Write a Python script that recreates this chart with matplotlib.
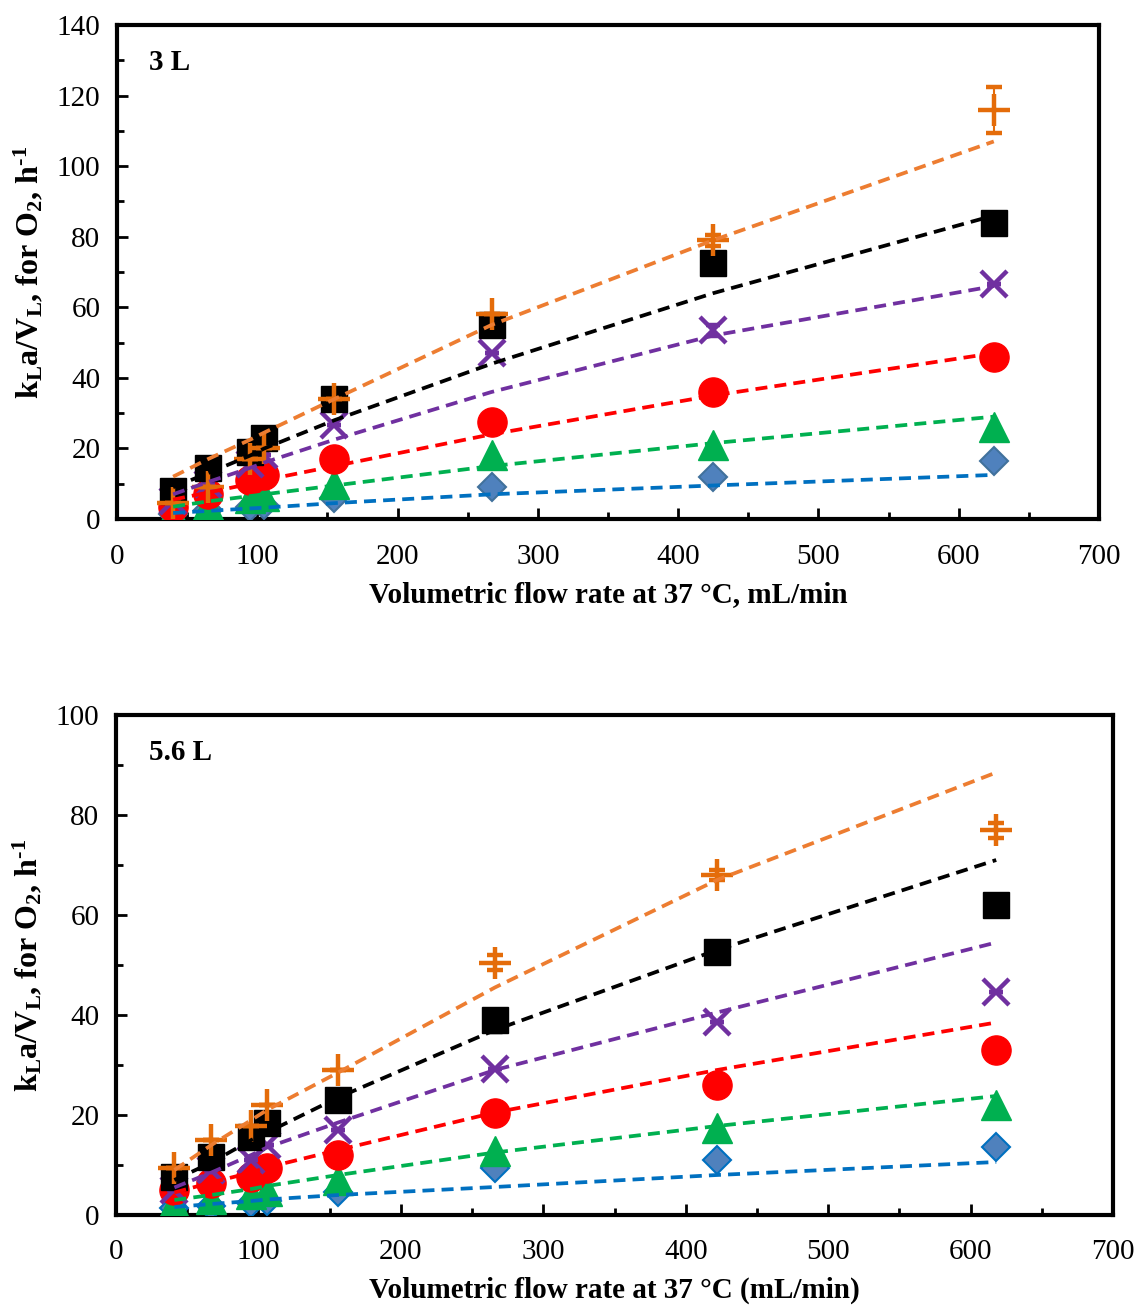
import matplotlib
matplotlib.use("Agg")
import matplotlib.pyplot as plt
import numpy as np

plt.rcParams['font.family'] = ['Liberation Serif', 'DejaVu Serif']
plt.rcParams['mathtext.fontset'] = 'custom'
plt.rcParams['mathtext.rm'] = 'Liberation Serif:bold'
plt.rcParams['mathtext.it'] = 'Liberation Serif:bold'
plt.rcParams['mathtext.bf'] = 'Liberation Serif:bold'

# ---------------- 3 L vessel ----------------
x_3L = [40, 65, 95, 105, 155, 267, 425, 625]
plus_3L = [4.5, 9, 17, 20, 34, 58, 79, 116]
plus_3L_err = [0, 0, 0, 0, 0, 0, 1.5, 6.5]
square_3L = [8, 14.5, 19, 23, 34, 55, 72.5, 84]
cross_3L = [5, 10, 15.5, 18, 26.5, 47, 53.5, 66.5]
cross_3L_err = [0, 0, 0, 0, 0, 0, 1.5, 0]
circle_3L = [3.5, 7, 11, 12.5, 17, 27.5, 36, 46]
triangle_3L = [2, 4, 6, 6.5, 10, 18, 21, 26]
diamond_3L = [1.5, 2.5, 3.5, 4, 6, 9, 12, 16.5]

fit_plus_3L = [12, 17, 22.5, 24.5, 34, 55, 79, 107]
fit_square_3L = [9, 13, 18, 20, 28, 44, 64, 86]
fit_cross_3L = [7, 10.5, 14.5, 16, 22.5, 36, 52, 66]
fit_circle_3L = [5.5, 7.5, 10, 11, 15, 24, 35, 47]
fit_triangle_3L = [3.5, 5, 6.5, 7, 9.5, 15, 21.5, 29]
fit_diamond_3L = [1.7, 2.3, 3, 3.2, 4.5, 7, 9.5, 12.5]

# ---------------- 5.6 L vessel ----------------
x_56L = [41, 67, 95, 106, 156, 266, 422, 618]
plus_56L = [9.4, 15, 17.8, 22, 29, 50.5, 68, 77]
plus_56L_err = [0, 0, 0, 0, 0, 1.5, 1, 1.5]
square_56L = [7.6, 11.6, 15.6, 18.4, 23, 39, 52.7, 62]
square_56L_err = [0, 0, 0, 0, 0, 2.5, 0, 0]
cross_56L = [5, 9, 11, 14, 17, 29.3, 38.7, 44.7]
circle_56L = [5, 6.4, 7.6, 9.4, 12, 20.4, 26, 33]
triangle_56L = [2.4, 3.2, 4.2, 4.8, 7, 12.8, 17.4, 22]
diamond_56L = [1.4, 1.8, 2.4, 2.8, 4.6, 9.4, 11, 13.6]

fit_plus_56L = [9, 14, 19, 21, 28.5, 45.5, 67, 88.5]
fit_square_56L = [7, 10.5, 15, 16.5, 23.5, 37, 53, 71]
fit_cross_56L = [5.5, 8.5, 12, 13.5, 18.5, 29, 40.5, 54.5]
fit_circle_56L = [4.5, 6.5, 8.5, 9.5, 13, 20.5, 29, 38.5]
fit_triangle_56L = [3, 4, 5.2, 5.8, 8, 12.5, 17.8, 23.8]
fit_diamond_56L = [1.6, 2.2, 2.8, 3.1, 4, 5.6, 8, 10.6]

xticks = [0, 100, 200, 300, 400, 500, 600, 700]

ORANGE_M = '#E46C0A'
ORANGE_L = '#ED7D31'
PURPLE = '#7030A0'
RED = '#FF0000'
GREEN = '#00B050'
BLUE_L = '#0070C0'
BLUE_F = '#4F81BD'

FS = 21

fig = plt.figure(figsize=(11.44, 13.06), dpi=100)
W, H = 1144, 1306


def make_ax(left, right, top, bottom):
    return fig.add_axes([left / W, 1 - bottom / H, (right - left) / W, (bottom - top) / H])


def draw(ax, x, data, fits, errs, ymax, xlabel, tag, xpad, lpad):
    diamond, triangle, circle, cross, square, plus = data
    e_plus, e_cross, e_square = errs
    ax.plot(x, diamond, linestyle='none', marker='D', ms=14, mfc=BLUE_F,
            mec=BLUE_L if tag == '5.6 L' else '#41719C', mew=1.5, zorder=3)
    ax.plot(x, triangle, linestyle='none', marker='^', ms=21, color=GREEN, zorder=4)
    ax.plot(x, circle, linestyle='none', marker='o', ms=21, color=RED, zorder=5)
    ax.errorbar(x, cross, yerr=e_cross, linestyle='none', marker='x', ms=19, mew=3.2,
                color=PURPLE, ecolor=PURPLE, elinewidth=1.5, capsize=5, zorder=6)
    ax.errorbar(x, square, yerr=e_square, linestyle='none', marker='s', ms=19,
                color='black', ecolor='black', elinewidth=1.5, capsize=5, zorder=7)
    ax.errorbar(x, plus, yerr=e_plus, linestyle='none', marker='+', ms=23, mew=3.2,
                color=ORANGE_M, ecolor=ORANGE_M, elinewidth=1.5, capsize=6, zorder=8)
    cols = [BLUE_L, GREEN, RED, PURPLE, 'black', ORANGE_L]
    for f, c in zip(fits, cols):
        ax.plot(x, f, color=c, lw=2.7, dashes=(3.2, 1.9), zorder=9)

    ax.set_xlim(0, 700)
    ax.set_ylim(0, ymax)
    ax.set_xticks(xticks)
    ax.set_xticks(np.arange(50, 700, 100), minor=True)
    ax.set_yticks(np.arange(0, ymax + 1, 20))
    ax.set_yticks(np.arange(10, ymax, 20), minor=True)
    ax.tick_params(which='both', direction='in', top=False, right=False)
    ax.tick_params(which='major', length=8, width=2, labelsize=FS, pad=12)
    ax.tick_params(which='minor', length=5, width=2)
    ax.tick_params(axis='x', which='major', pad=xpad)
    for s in ax.spines.values():
        s.set_linewidth(3)
    ax.set_xlabel(xlabel, fontsize=FS, fontweight='bold', labelpad=lpad)
    ax.set_ylabel(r'k$_\mathrm{L}$a/V$_\mathrm{L}$, for O$_\mathrm{2}$, h$^{\text{-1}}$',
                  fontsize=23, fontweight='bold', labelpad=8)
    ax.text(0.033, 0.925, tag, transform=ax.transAxes, fontsize=FS, fontweight='bold',
            ha='left', va='center')


ax1 = make_ax(117, 1099, 25, 519)
draw(ax1, x_3L,
     [diamond_3L, triangle_3L, circle_3L, cross_3L, square_3L, plus_3L],
     [fit_diamond_3L, fit_triangle_3L, fit_circle_3L, fit_cross_3L, fit_square_3L, fit_plus_3L],
     [plus_3L_err, cross_3L_err, [0] * 8], 140,
     'Volumetric flow rate at 37 °C, mL/min', '3 L', 18, 8)

ax2 = make_ax(116, 1113, 715, 1215)
draw(ax2, x_56L,
     [diamond_56L, triangle_56L, circle_56L, cross_56L, square_56L, plus_56L],
     [fit_diamond_56L, fit_triangle_56L, fit_circle_56L, fit_cross_56L, fit_square_56L, fit_plus_56L],
     [plus_56L_err, [0] * 8, square_56L_err], 100,
     'Volumetric flow rate at 37 °C (mL/min)', '5.6 L', 17, 9)

fig.savefig('out.png', dpi=100)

Exercise directions
Without including any pictures, reproduce the listing exactly.

Result
Write a Python script that recreates this chart with matplotlib.
import matplotlib
matplotlib.use("Agg")
import matplotlib.pyplot as plt
import numpy as np

plt.rcParams['font.family'] = ['Liberation Serif', 'DejaVu Serif']
plt.rcParams['mathtext.fontset'] = 'custom'
plt.rcParams['mathtext.rm'] = 'Liberation Serif:bold'
plt.rcParams['mathtext.it'] = 'Liberation Serif:bold'
plt.rcParams['mathtext.bf'] = 'Liberation Serif:bold'

# ---------------- 3 L vessel ----------------
x_3L = [40, 65, 95, 105, 155, 267, 425, 625]
plus_3L = [4.5, 9, 17, 20, 34, 58, 79, 116]
plus_3L_err = [0, 0, 0, 0, 0, 0, 1.5, 6.5]
square_3L = [8, 14.5, 19, 23, 34, 55, 72.5, 84]
cross_3L = [5, 10, 15.5, 18, 26.5, 47, 53.5, 66.5]
cross_3L_err = [0, 0, 0, 0, 0, 0, 1.5, 0]
circle_3L = [3.5, 7, 11, 12.5, 17, 27.5, 36, 46]
triangle_3L = [2, 4, 6, 6.5, 10, 18, 21, 26]
diamond_3L = [1.5, 2.5, 3.5, 4, 6, 9, 12, 16.5]

fit_plus_3L = [12, 17, 22.5, 24.5, 34, 55, 79, 107]
fit_square_3L = [9, 13, 18, 20, 28, 44, 64, 86]
fit_cross_3L = [7, 10.5, 14.5, 16, 22.5, 36, 52, 66]
fit_circle_3L = [5.5, 7.5, 10, 11, 15, 24, 35, 47]
fit_triangle_3L = [3.5, 5, 6.5, 7, 9.5, 15, 21.5, 29]
fit_diamond_3L = [1.7, 2.3, 3, 3.2, 4.5, 7, 9.5, 12.5]

# ---------------- 5.6 L vessel ----------------
x_56L = [41, 67, 95, 106, 156, 266, 422, 618]
plus_56L = [9.4, 15, 17.8, 22, 29, 50.5, 68, 77]
plus_56L_err = [0, 0, 0, 0, 0, 1.5, 1, 1.5]
square_56L = [7.6, 11.6, 15.6, 18.4, 23, 39, 52.7, 62]
square_56L_err = [0, 0, 0, 0, 0, 2.5, 0, 0]
cross_56L = [5, 9, 11, 14, 17, 29.3, 38.7, 44.7]
circle_56L = [5, 6.4, 7.6, 9.4, 12, 20.4, 26, 33]
triangle_56L = [2.4, 3.2, 4.2, 4.8, 7, 12.8, 17.4, 22]
diamond_56L = [1.4, 1.8, 2.4, 2.8, 4.6, 9.4, 11, 13.6]

fit_plus_56L = [9, 14, 19, 21, 28.5, 45.5, 67, 88.5]
fit_square_56L = [7, 10.5, 15, 16.5, 23.5, 37, 53, 71]
fit_cross_56L = [5.5, 8.5, 12, 13.5, 18.5, 29, 40.5, 54.5]
fit_circle_56L = [4.5, 6.5, 8.5, 9.5, 13, 20.5, 29, 38.5]
fit_triangle_56L = [3, 4, 5.2, 5.8, 8, 12.5, 17.8, 23.8]
fit_diamond_56L = [1.6, 2.2, 2.8, 3.1, 4, 5.6, 8, 10.6]

xticks = [0, 100, 200, 300, 400, 500, 600, 700]

ORANGE_M = '#E46C0A'
ORANGE_L = '#ED7D31'
PURPLE = '#7030A0'
RED = '#FF0000'
GREEN = '#00B050'
BLUE_L = '#0070C0'
BLUE_F = '#4F81BD'

FS = 21

fig = plt.figure(figsize=(11.44, 13.06), dpi=100)
W, H = 1144, 1306


def make_ax(left, right, top, bottom):
    return fig.add_axes([left / W, 1 - bottom / H, (right - left) / W, (bottom - top) / H])


def draw(ax, x, data, fits, errs, ymax, xlabel, tag, xpad, lpad):
    diamond, triangle, circle, cross, square, plus = data
    e_plus, e_cross, e_square = errs
    ax.plot(x, diamond, linestyle='none', marker='D', ms=14, mfc=BLUE_F,
            mec=BLUE_L if tag == '5.6 L' else '#41719C', mew=1.5, zorder=3)
    ax.plot(x, triangle, linestyle='none', marker='^', ms=21, color=GREEN, zorder=4)
    ax.plot(x, circle, linestyle='none', marker='o', ms=21, color=RED, zorder=5)
    ax.errorbar(x, cross, yerr=e_cross, linestyle='none', marker='x', ms=19, mew=3.2,
                color=PURPLE, ecolor=PURPLE, elinewidth=1.5, capsize=5, zorder=6)
    ax.errorbar(x, square, yerr=e_square, linestyle='none', marker='s', ms=19,
                color='black', ecolor='black', elinewidth=1.5, capsize=5, zorder=7)
    ax.errorbar(x, plus, yerr=e_plus, linestyle='none', marker='+', ms=23, mew=3.2,
                color=ORANGE_M, ecolor=ORANGE_M, elinewidth=1.5, capsize=6, zorder=8)
    cols = [BLUE_L, GREEN, RED, PURPLE, 'black', ORANGE_L]
    for f, c in zip(fits, cols):
        ax.plot(x, f, color=c, lw=2.7, dashes=(3.2, 1.9), zorder=9)

    ax.set_xlim(0, 700)
    ax.set_ylim(0, ymax)
    ax.set_xticks(xticks)
    ax.set_xticks(np.arange(50, 700, 100), minor=True)
    ax.set_yticks(np.arange(0, ymax + 1, 20))
    ax.set_yticks(np.arange(10, ymax, 20), minor=True)
    ax.tick_params(which='both', direction='in', top=False, right=False)
    ax.tick_params(which='major', length=8, width=2, labelsize=FS, pad=12)
    ax.tick_params(which='minor', length=5, width=2)
    ax.tick_params(axis='x', which='major', pad=xpad)
    for s in ax.spines.values():
        s.set_linewidth(3)
    ax.set_xlabel(xlabel, fontsize=FS, fontweight='bold', labelpad=lpad)
    ax.set_ylabel(r'k$_\mathrm{L}$a/V$_\mathrm{L}$, for O$_\mathrm{2}$, h$^{\text{-1}}$',
                  fontsize=23, fontweight='bold', labelpad=8)
    ax.text(0.033, 0.925, tag, transform=ax.transAxes, fontsize=FS, fontweight='bold',
            ha='left', va='center')


ax1 = make_ax(117, 1099, 25, 519)
draw(ax1, x_3L,
     [diamond_3L, triangle_3L, circle_3L, cross_3L, square_3L, plus_3L],
     [fit_diamond_3L, fit_triangle_3L, fit_circle_3L, fit_cross_3L, fit_square_3L, fit_plus_3L],
     [plus_3L_err, cross_3L_err, [0] * 8], 140,
     'Volumetric flow rate at 37 °C, mL/min', '3 L', 18, 8)

ax2 = make_ax(116, 1113, 715, 1215)
draw(ax2, x_56L,
     [diamond_56L, triangle_56L, circle_56L, cross_56L, square_56L, plus_56L],
     [fit_diamond_56L, fit_triangle_56L, fit_circle_56L, fit_cross_56L, fit_square_56L, fit_plus_56L],
     [plus_56L_err, [0] * 8, square_56L_err], 100,
     'Volumetric flow rate at 37 °C (mL/min)', '5.6 L', 17, 9)

fig.savefig('out.png', dpi=100)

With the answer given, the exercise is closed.